Have you ever wondered if fish could talk? If they could talk, what would they say?

Xavier Mouy, a University of Victoria PhD student, is dedicating his academic career to the study of fish not exactly talking, but communicating with sounds.

“They make typically grunty sounds, and they make that most of the time for reproduction, for attracting mates. So very low frequency and very grunty sounds,” said Mouy.

Beyond that, very little is known about the sounds fish make.

Which brings us to the mysterious disappearance of thousands of dollars worth of scientific equipment.

Mouy built a PVC frame, about a metre tall, with four hydrophones and a camera attached.

He dropped it in the water just of Roberts Bay, near Sidney, anchoring it and attaching orange surface buoys to easily locate it upon his return.

Roberts Bay sidney

The camera was supposed to record fish and their sounds for one week, after which Mouy expected to pull it up and find a treasure trove of information on a large scale.

“So I can start to build up a catalog of fish sounds so we can know which species of fish does which sounds,” he said.

Instead when he returned to the site, the equipment wasn't there.

“It is very frustrating.
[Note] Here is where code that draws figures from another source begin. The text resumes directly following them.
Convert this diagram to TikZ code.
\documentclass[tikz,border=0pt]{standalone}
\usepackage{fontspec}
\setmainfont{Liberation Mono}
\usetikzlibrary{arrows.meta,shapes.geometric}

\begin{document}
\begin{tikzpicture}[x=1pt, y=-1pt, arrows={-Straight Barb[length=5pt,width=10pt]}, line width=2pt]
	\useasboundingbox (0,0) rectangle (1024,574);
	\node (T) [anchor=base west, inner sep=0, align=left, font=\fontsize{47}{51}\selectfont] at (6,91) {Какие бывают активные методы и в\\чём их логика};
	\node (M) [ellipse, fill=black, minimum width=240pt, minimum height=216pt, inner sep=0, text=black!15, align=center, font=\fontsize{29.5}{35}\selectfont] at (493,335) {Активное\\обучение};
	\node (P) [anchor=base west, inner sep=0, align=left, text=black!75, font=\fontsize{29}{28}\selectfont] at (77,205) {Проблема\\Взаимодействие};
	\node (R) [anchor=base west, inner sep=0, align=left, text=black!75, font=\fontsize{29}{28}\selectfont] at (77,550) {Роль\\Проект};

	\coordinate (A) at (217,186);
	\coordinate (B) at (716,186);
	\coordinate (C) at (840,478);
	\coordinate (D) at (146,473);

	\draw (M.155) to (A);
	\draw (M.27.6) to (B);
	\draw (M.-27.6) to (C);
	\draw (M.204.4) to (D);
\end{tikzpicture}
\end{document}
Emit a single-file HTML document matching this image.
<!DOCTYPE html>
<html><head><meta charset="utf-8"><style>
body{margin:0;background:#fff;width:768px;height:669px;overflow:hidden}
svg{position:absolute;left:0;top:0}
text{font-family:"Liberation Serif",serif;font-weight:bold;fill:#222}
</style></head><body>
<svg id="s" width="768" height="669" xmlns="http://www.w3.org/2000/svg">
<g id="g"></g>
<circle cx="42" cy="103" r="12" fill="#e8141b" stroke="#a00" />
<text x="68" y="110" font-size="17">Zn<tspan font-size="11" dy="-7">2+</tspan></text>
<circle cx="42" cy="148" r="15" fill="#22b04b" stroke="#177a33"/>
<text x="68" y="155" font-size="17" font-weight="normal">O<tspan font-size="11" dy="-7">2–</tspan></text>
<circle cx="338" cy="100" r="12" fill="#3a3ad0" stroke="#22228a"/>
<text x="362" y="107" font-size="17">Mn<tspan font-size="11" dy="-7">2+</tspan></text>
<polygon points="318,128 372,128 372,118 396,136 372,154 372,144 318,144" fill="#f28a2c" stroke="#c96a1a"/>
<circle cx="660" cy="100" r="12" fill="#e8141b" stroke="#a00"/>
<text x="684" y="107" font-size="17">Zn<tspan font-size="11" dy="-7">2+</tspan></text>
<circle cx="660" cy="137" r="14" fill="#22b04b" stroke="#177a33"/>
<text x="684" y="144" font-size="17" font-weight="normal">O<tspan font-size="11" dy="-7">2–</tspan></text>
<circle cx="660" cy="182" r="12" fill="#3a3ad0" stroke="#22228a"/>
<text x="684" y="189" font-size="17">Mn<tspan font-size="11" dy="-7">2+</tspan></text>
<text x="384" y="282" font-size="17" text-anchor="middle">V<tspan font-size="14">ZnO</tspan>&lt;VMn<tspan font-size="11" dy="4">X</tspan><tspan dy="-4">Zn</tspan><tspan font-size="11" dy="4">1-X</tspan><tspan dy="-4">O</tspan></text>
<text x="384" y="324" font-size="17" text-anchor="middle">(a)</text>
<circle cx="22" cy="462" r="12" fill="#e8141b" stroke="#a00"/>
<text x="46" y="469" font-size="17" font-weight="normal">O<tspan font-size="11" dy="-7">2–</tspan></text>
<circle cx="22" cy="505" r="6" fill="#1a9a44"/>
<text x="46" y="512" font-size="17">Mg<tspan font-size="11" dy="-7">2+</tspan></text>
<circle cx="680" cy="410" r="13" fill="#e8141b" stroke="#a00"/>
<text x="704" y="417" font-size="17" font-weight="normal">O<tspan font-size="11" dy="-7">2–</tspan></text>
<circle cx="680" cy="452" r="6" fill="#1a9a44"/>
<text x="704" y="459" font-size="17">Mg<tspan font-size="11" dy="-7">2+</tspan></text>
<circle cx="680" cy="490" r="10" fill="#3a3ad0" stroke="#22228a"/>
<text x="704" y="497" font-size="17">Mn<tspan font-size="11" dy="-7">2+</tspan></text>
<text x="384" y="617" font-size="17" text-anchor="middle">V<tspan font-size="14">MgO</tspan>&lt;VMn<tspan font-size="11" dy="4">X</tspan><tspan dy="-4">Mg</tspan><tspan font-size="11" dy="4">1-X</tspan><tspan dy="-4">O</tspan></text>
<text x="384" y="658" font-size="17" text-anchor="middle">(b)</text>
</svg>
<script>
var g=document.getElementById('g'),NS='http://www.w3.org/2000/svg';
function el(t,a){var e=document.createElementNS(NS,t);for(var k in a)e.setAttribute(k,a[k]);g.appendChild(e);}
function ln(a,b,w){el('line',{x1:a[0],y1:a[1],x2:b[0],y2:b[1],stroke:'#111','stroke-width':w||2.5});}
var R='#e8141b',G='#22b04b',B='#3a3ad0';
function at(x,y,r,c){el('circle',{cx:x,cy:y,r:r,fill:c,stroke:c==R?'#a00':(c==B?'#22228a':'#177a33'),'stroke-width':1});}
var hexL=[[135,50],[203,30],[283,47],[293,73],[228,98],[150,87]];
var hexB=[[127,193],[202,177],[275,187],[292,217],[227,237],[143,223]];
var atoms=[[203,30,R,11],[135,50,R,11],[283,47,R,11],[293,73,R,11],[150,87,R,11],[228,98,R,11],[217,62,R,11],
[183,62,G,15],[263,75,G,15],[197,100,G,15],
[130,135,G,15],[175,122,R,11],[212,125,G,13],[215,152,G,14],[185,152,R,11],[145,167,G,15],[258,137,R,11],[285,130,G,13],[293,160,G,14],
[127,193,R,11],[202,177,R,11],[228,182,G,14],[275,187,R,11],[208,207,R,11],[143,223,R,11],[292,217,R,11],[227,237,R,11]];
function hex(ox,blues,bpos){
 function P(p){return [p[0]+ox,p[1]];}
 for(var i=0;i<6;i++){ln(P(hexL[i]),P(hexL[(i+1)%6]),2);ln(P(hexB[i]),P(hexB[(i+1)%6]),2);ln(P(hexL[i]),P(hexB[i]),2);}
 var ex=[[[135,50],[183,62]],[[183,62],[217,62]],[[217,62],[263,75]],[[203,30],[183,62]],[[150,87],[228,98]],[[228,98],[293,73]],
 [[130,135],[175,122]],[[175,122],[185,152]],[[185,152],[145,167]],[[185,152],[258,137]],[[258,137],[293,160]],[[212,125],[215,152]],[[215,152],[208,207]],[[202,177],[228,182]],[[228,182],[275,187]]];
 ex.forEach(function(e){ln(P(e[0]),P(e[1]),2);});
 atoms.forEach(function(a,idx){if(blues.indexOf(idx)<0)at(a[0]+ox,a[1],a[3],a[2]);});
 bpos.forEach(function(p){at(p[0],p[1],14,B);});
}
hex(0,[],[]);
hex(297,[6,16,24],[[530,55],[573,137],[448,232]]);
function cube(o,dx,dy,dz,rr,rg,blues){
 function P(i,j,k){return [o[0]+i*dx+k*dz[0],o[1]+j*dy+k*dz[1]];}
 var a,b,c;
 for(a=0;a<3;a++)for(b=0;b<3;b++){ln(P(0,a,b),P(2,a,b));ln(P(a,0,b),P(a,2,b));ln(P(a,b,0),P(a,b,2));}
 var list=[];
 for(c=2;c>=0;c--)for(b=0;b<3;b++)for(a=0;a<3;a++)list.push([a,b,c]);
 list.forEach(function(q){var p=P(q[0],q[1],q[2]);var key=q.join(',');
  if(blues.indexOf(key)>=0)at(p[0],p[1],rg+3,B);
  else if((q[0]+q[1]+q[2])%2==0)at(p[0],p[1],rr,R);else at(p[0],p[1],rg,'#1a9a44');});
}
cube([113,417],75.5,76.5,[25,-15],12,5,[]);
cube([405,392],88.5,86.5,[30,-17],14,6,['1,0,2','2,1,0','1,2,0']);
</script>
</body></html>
It’s mostly because that represents a lot of money in equipment, so I will have to find the money to purchase new equipment or even rebuild some of those, like the camera is something I designed myself,” said Mouy.
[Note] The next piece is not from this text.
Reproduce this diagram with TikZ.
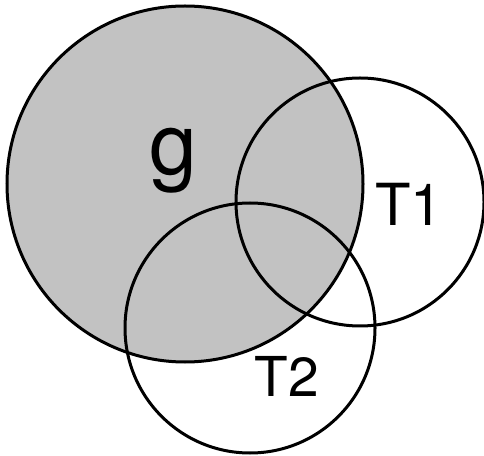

Altogether the gear is worth close to $10,000, leaving him in a fine kettle of fish.

Mouy explained if it isn't found, his PhD will be delayed while he rebuilds what he can, and tries to find grant money to buy the rest.
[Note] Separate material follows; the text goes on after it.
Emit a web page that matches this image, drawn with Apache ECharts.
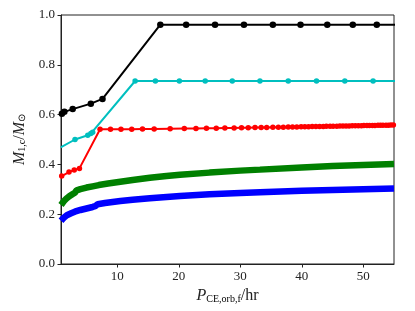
<!DOCTYPE html>
<html><head><meta charset="utf-8">
<script src="https://cdn.jsdelivr.net/npm/echarts@6/dist/echarts.min.js"></script>
<style>html,body{margin:0;padding:0;background:#fff}#c{width:415px;height:311px}</style>
</head><body><div id="c"></div>
<script>
// Black series
var blackX = [1.0, 1.4, 2.75, 5.7, 7.6, 17.0, 21.2, 25.9, 30.6, 35.3, 39.8, 44.15, 48.3, 52.2, 56.0];
var blackY = [0.603, 0.611, 0.622, 0.644, 0.663, 0.961, 0.961, 0.961, 0.961, 0.961, 0.961, 0.961, 0.961, 0.961, 0.961];
// Cyan series
var cyanX = [0.8, 3.13, 5.2, 5.7, 6.0, 12.9, 16.2, 20.1, 24.3, 28.7, 33.2, 37.8, 42.4, 47.0, 51.6, 56.2];
var cyanY = [0.468, 0.500, 0.517, 0.524, 0.529, 0.735, 0.735, 0.735, 0.735, 0.735, 0.735, 0.735, 0.735, 0.735, 0.735, 0.735];
// Red series
var redX = [0.96, 2.15, 3.0, 3.85, 7.2, 8.9, 10.6, 12.35, 14.1, 16.0, 18.6, 20.9, 22.8, 24.5, 26.1, 27.5, 29.0, 30.2, 31.3, 32.4, 33.4, 34.3, 35.3, 36.2, 37.0, 37.8, 38.5, 39.2, 39.9, 40.5, 41.1, 41.7, 42.3, 42.9, 43.5, 44.0, 44.6, 45.1, 45.7, 46.2, 46.7, 47.2, 47.7, 48.2, 48.7, 49.2, 49.7, 50.1, 50.6, 51.0, 51.5, 51.9, 52.4, 52.8, 53.2, 53.7, 54.1, 54.5, 54.9];
var redY = [0.353, 0.369, 0.378, 0.384, 0.541, 0.541, 0.541, 0.541, 0.542, 0.542, 0.543, 0.544, 0.544, 0.545, 0.545, 0.546, 0.546, 0.547, 0.547, 0.548, 0.548, 0.548, 0.549, 0.549, 0.549, 0.550, 0.550, 0.550, 0.551, 0.551, 0.551, 0.552, 0.552, 0.552, 0.552, 0.553, 0.553, 0.553, 0.553, 0.554, 0.554, 0.554, 0.554, 0.555, 0.555, 0.555, 0.555, 0.556, 0.556, 0.556, 0.556, 0.556, 0.557, 0.557, 0.557, 0.557, 0.557, 0.558, 0.558];
// Green series (dense band)
var greenX = [0.85, 1.3, 1.7, 2.2, 2.7, 3.1, 3.4, 4.0, 5.0, 6.0, 7.0, 8.5, 10.5, 12.5, 15.3, 18.0, 20.2, 25.0, 30.0, 33.2, 40.0, 45.0, 50.0, 55.0];
var greenY = [0.237, 0.252, 0.262, 0.272, 0.280, 0.286, 0.296, 0.301, 0.307, 0.312, 0.317, 0.323, 0.330, 0.337, 0.346, 0.353, 0.358, 0.367, 0.375, 0.379, 0.388, 0.394, 0.398, 0.402];
// Blue series (dense band)
var blueX = [0.85, 1.3, 1.8, 2.5, 3.1, 4.0, 5.0, 6.0, 6.4, 6.8, 8.0, 10.5, 12.5, 15.3, 20.2, 25.0, 30.0, 33.2, 40.0, 45.0, 50.0, 55.0];
var blueY = [0.174, 0.186, 0.196, 0.204, 0.210, 0.217, 0.223, 0.229, 0.232, 0.240, 0.245, 0.253, 0.258, 0.264, 0.273, 0.280, 0.285, 0.288, 0.294, 0.297, 0.300, 0.303];
// Tick labels
var xTicks = [10, 20, 30, 40, 50];
var yTicks = [0.0, 0.2, 0.4, 0.6, 0.8, 1.0];

function pairs(xs, ys){ return xs.map(function(x,i){ return [x, ys[i]]; }); }

var FONT = 'Liberation Serif';
var chart = echarts.init(document.getElementById('c'), null, {renderer:'canvas'});
var subStyle = {fontFamily: FONT, fontSize: 10, color:'#000', verticalAlign:'bottom', padding:[7,0,0,0]};
chart.setOption({
  animation: false,
  grid: {left: 61, right: 21, top: 15, bottom: 47, show: true, borderColor: '#222', borderWidth: 1, containLabel: false},
  xAxis: {
    type: 'value', min: 0.85, max: 55,
    splitLine: {show: false},
    axisLine: {onZero: false, lineStyle: {color: '#222', width: 1}},
    axisTick: {length: 3.5, lineStyle: {color: '#222'}, customValues: xTicks},
    axisLabel: {customValues: xTicks, fontFamily: FONT, fontSize: 13, color: '#222', margin: 6},
    name: '{i|P}{s|CE,orb,f}{n|/hr}',
    nameLocation: 'middle', nameGap: 22,
    nameTextStyle: {rich: {
      i: {fontFamily: FONT, fontStyle: 'italic', fontSize: 16, color:'#222'},
      s: subStyle,
      n: {fontFamily: FONT, fontSize: 16, color:'#222'}
    }}
  },
  yAxis: {
    type: 'value', min: 0, max: 1, interval: 0.2,
    splitLine: {show: false},
    axisLine: {lineStyle: {color: '#222', width: 1}},
    axisTick: {length: 3.5, lineStyle: {color: '#222'}},
    axisLabel: {fontFamily: FONT, fontSize: 13, color: '#222', margin: 6,
      formatter: function(v){ var k = yTicks.indexOf(Math.round(v*10)/10); return k>=0 ? yTicks[k].toFixed(1) : ''; }},
    name: '{i|M}{s|1,c}{n|/}{i|M}{s|⊙}',
    nameLocation: 'middle', nameGap: 32, nameRotate: 90,
    nameTextStyle: {rich: {
      i: {fontFamily: FONT, fontStyle: 'italic', fontSize: 16, color:'#222'},
      s: subStyle,
      n: {fontFamily: FONT, fontSize: 16, color:'#222'}
    }}
  },
  series: [
    {type:'line', data: pairs(blueX, blueY), showSymbol:false, symbol:'none', lineStyle:{color:'#0000ff', width:6.5}, clip:true, z:2},
    {type:'line', data: pairs(greenX, greenY), showSymbol:false, symbol:'none', lineStyle:{color:'#008000', width:6.5}, clip:true, z:2},
    {type:'line', data: pairs(redX, redY), symbol:'circle', symbolSize:5.5, itemStyle:{color:'#ff0000'}, lineStyle:{color:'#ff0000', width:2}, clip:true, z:3},
    {type:'line', data: pairs(cyanX, cyanY), symbol:'circle', symbolSize:5.5, itemStyle:{color:'#00bfbf'}, lineStyle:{color:'#00bfbf', width:2}, clip:true, z:3},
    {type:'line', data: pairs(blackX, blackY), symbol:'circle', symbolSize:6.5, itemStyle:{color:'#000'}, lineStyle:{color:'#000', width:2}, clip:true, z:3}
  ]
});
</script></body></html>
He has made notices, asking people if they have seen his gear, but a fellow scientist, Mika McKinnon, took it one step further with a humorous tweet to cast a wider net.

There are two obvious possibilities to explain what happened to the equipment.

Either something fishy is going on and someone pulled the contraption up, took the camera and deep-sixed the rest, or it somehow got loose and is adrift with the currents.

Mouy is really hoping it is the latter, and that is why he is making a public plea for gear lost at sea.

“I’m looking for people to look around and when they see orange floats and something that resembles my equipment that they call me, chances are pretty slim but it’s worth a shot,” he said.

If it is found, it would make him happy as a clam.